Le Protocole de Berkeley, qui établit des normes internationales pour les enquêtes en sources ouvertes, consacre un chapitre entier à la sécurité des enquêteurs et des témoins, en soulignant la responsabilité éthique, voire légale, des enquêteurs à protéger leurs sources sur le terrain, au risque que ces dernières subissent des dommages physiques à la suite d’actions virtuelles menées par les enquêteurs. 

De même, les chercheurs Sam Dubberley et Gabriela Ivens dédient une large partie de leur guide à la protection des droits humains lors d’enquêtes en sources ouvertes, en soulignant les risques de (re)traumatisation auxquels s’exposent les équipes d’enquête et les témoins leur fournissant des preuves visuelles d’atrocités. 

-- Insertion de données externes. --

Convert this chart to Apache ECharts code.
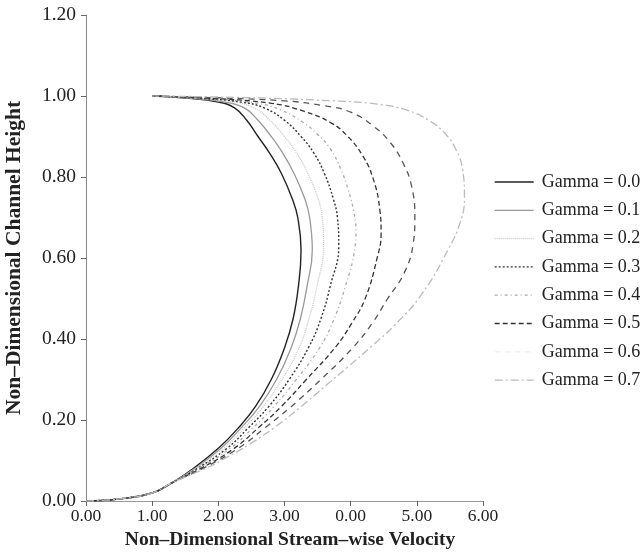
<!DOCTYPE html>
<html>
<head>
<meta charset="utf-8">
<script src="https://cdn.jsdelivr.net/npm/echarts@6/dist/echarts.min.js"></script>
<style>html,body{margin:0;padding:0;background:#fff}#c{width:644px;height:560px}</style>
</head>
<body>
<div id="c"></div>
<script>
var xTickLabels = ['0.00', '1.00', '2.00', '3.00', '0.00', '5.00', '6.00'];
var yTickLabels = ['0.00', '0.20', '0.40', '0.60', '0.80', '1.00', '1.20'];
var seriesNames = ['Gamma = 0.0', 'Gamma = 0.1', 'Gamma = 0.2', 'Gamma = 0.3', 'Gamma = 0.4', 'Gamma = 0.5', 'Gamma = 0.6', 'Gamma = 0.7'];

var gamma00 = [[0,0],[0.5,0.005],[1.0,0.02],[1.3,0.045],[1.62,0.08],[2.0,0.13],[2.3,0.18],[2.56,0.233],[2.8,0.3],[3.0,0.378],[3.13,0.45],[3.21,0.53],[3.25,0.62],[3.2,0.7],[3.12,0.745],[2.95,0.81],[2.77,0.86],[2.6,0.9],[2.43,0.94],[2.25,0.97],[2.0,0.985],[1.5,0.995],[1.0,1.0]];
var gamma01 = [[0,0],[0.5,0.005],[1.0,0.02],[1.3,0.045],[1.64,0.08],[2.04,0.13],[2.34,0.18],[2.62,0.233],[2.88,0.3],[3.1,0.378],[3.24,0.45],[3.34,0.53],[3.42,0.62],[3.38,0.7],[3.31,0.745],[3.14,0.81],[2.97,0.86],[2.8,0.9],[2.6,0.94],[2.4,0.97],[2.1,0.985],[1.55,0.995],[1.0,1.0]];
var gamma02 = [[0,0],[0.5,0.005],[1.0,0.02],[1.3,0.045],[1.66,0.08],[2.08,0.13],[2.39,0.18],[2.68,0.233],[2.96,0.3],[3.22,0.378],[3.37,0.45],[3.49,0.53],[3.59,0.63],[3.57,0.7],[3.51,0.745],[3.35,0.81],[3.18,0.86],[3.0,0.9],[2.78,0.94],[2.55,0.97],[2.25,0.985],[1.6,0.995],[1.0,1.0]];
var gamma03 = [[0,0],[0.5,0.005],[1.0,0.02],[1.3,0.045],[1.68,0.08],[2.13,0.13],[2.45,0.18],[2.76,0.233],[3.07,0.3],[3.36,0.378],[3.55,0.45],[3.69,0.53],[3.82,0.63],[3.8,0.7],[3.74,0.745],[3.6,0.81],[3.44,0.86],[3.25,0.9],[3.0,0.94],[2.7,0.97],[2.35,0.985],[1.65,0.995],[1.0,1.0]];
var gamma04 = [[0,0],[0.5,0.005],[1.0,0.02],[1.3,0.045],[1.7,0.08],[2.18,0.13],[2.52,0.18],[2.84,0.233],[3.18,0.3],[3.53,0.378],[3.75,0.45],[3.92,0.53],[4.06,0.62],[4.08,0.67],[4.04,0.72],[3.96,0.77],[3.85,0.82],[3.69,0.87],[3.5,0.905],[3.28,0.935],[2.95,0.965],[2.55,0.983],[1.7,0.995],[1.0,1.0]];
var gamma05 = [[0,0],[0.5,0.005],[1.0,0.02],[1.3,0.045],[1.73,0.08],[2.24,0.13],[2.6,0.18],[2.95,0.233],[3.33,0.3],[3.76,0.378],[4.02,0.44],[4.22,0.5],[4.4,0.6],[4.46,0.66],[4.44,0.72],[4.34,0.796],[4.18,0.853],[3.94,0.903],[3.69,0.935],[3.3,0.962],[2.8,0.982],[1.8,0.995],[1.0,1.0]];
var gamma06 = [[0,0],[0.5,0.005],[1.0,0.02],[1.3,0.045],[1.76,0.08],[2.3,0.13],[2.7,0.18],[3.1,0.233],[3.55,0.3],[4.03,0.378],[4.33,0.44],[4.56,0.5],[4.8,0.56],[4.94,0.63],[4.97,0.7],[4.92,0.778],[4.79,0.835],[4.6,0.885],[4.34,0.926],[4.0,0.96],[3.6,0.976],[3.0,0.988],[1.9,0.996],[1.0,1.0]];
var gamma07 = [[0,0],[0.5,0.005],[1.0,0.02],[1.3,0.045],[1.8,0.08],[2.13,0.108],[2.48,0.141],[2.85,0.182],[3.25,0.233],[3.66,0.29],[3.95,0.33],[4.33,0.384],[4.67,0.435],[5.08,0.512],[5.47,0.62],[5.66,0.69],[5.72,0.75],[5.69,0.82],[5.6,0.865],[5.44,0.905],[5.2,0.938],[4.85,0.965],[4.4,0.98],[3.74,0.988],[2.4,0.996],[1.0,1.0]];

var allData = [gamma00, gamma01, gamma02, gamma03, gamma04, gamma05, gamma06, gamma07];
var lineStyles = [
  {color:'#222', width:1.4, type:'solid'},
  {color:'#999', width:1.3, type:'solid'},
  {color:'#c8c8c8', width:1.3, type:[1,1]},
  {color:'#333', width:1.4, type:[2,2]},
  {color:'#aaa', width:1.3, type:[3,3,1,3]},
  {color:'#333', width:1.3, type:[5,3]},
  {color:'#555', width:1.3, type:[6,5]},
  {color:'#bbb', width:1.3, type:[8,3,2,3]}
];
var legendLineStyles = lineStyles.slice();
legendLineStyles[6] = {color:'#f0f0f0', width:1.3, type:[6,4]};

var serif = "'Liberation Serif', 'Times New Roman', serif";
var chart = echarts.init(document.getElementById('c'), null, {renderer:'canvas'});
var series = allData.map(function(d, i){
  return {
    name: seriesNames[i], type:'line', data:d, symbol:'none', smooth:0.45,
    lineStyle: lineStyles[i], itemStyle:{color: lineStyles[i].color}, animation:false
  };
});
chart.setOption({
  animation:false,
  grid:{left:86, right:161, top:15, bottom:59, containLabel:false, outerBoundsMode:'none'},
  legend:{
    orient:'vertical', left:489, top:168, itemWidth:39, itemHeight:14, itemGap:10.3,
    textStyle:{fontFamily:serif, fontSize:18, color:'#222', padding:[0,0,0,3]},
    data: seriesNames.map(function(n, i){return {name:n, lineStyle: legendLineStyles[i], itemStyle:{opacity:0}};})
  },
  xAxis:{
    type:'value', min:0, max:6, interval:1,
    name:'Non\u2013Dimensional Stream\u2013wise Velocity', nameLocation:'middle', nameGap:28,
    nameTextStyle:{fontFamily:serif, fontSize:19.5, fontWeight:'bold', color:'#222', padding:[0,0,0,11]},
    axisLine:{show:true, lineStyle:{color:'#999'}},
    axisTick:{show:true, length:5, lineStyle:{color:'#666'}},
    axisLabel:{fontFamily:serif, fontSize:17.5, color:'#222', margin:6, formatter:function(v){return xTickLabels[Math.round(v)];}},
    splitLine:{show:false}
  },
  yAxis:{
    type:'value', min:0, max:1.2, interval:0.2,
    name:'Non\u2013Dimensional Channel Height', nameLocation:'middle', nameGap:61, nameRotate:90,
    nameTextStyle:{fontFamily:serif, fontSize:21.5, fontWeight:'bold', color:'#222'},
    axisLine:{show:true, lineStyle:{color:'#888'}},
    axisTick:{show:true, length:5, lineStyle:{color:'#666'}},
    axisLabel:{fontFamily:serif, fontSize:19.5, color:'#222', margin:10, formatter:function(v){return yTickLabels[Math.round(v/0.2)];}},
    splitLine:{show:false}
  },
  series: series
});
</script>
</body>
</html>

Pour les chercheurs du projet Exposing the Invisible, qui vise à sensibiliser les enquêteurs de sources ouvertes aux épineuses questions éthiques de leur pratique, la notion de risque doit être considérée comme de la plus haute importance. En évoquant la notion de « risque hérité », les chercheurs insistent sur la responsabilité des enquêteurs vivant et travaillant dans une zone sûre, qui doivent assumer le risque transféré à leurs sources vivant dans des conditions beaucoup plus risquées. 

Bien qu’il soit difficile de connaître l’ampleur des violences subies par les auteurs d’images incriminantes utilisées lors d’enquêtes en sources ouvertes, ces initiatives soulignent à quel point la communauté OSINT doit porter attention à la sécurité des témoins, sous peine de causer plus de tort que de bien.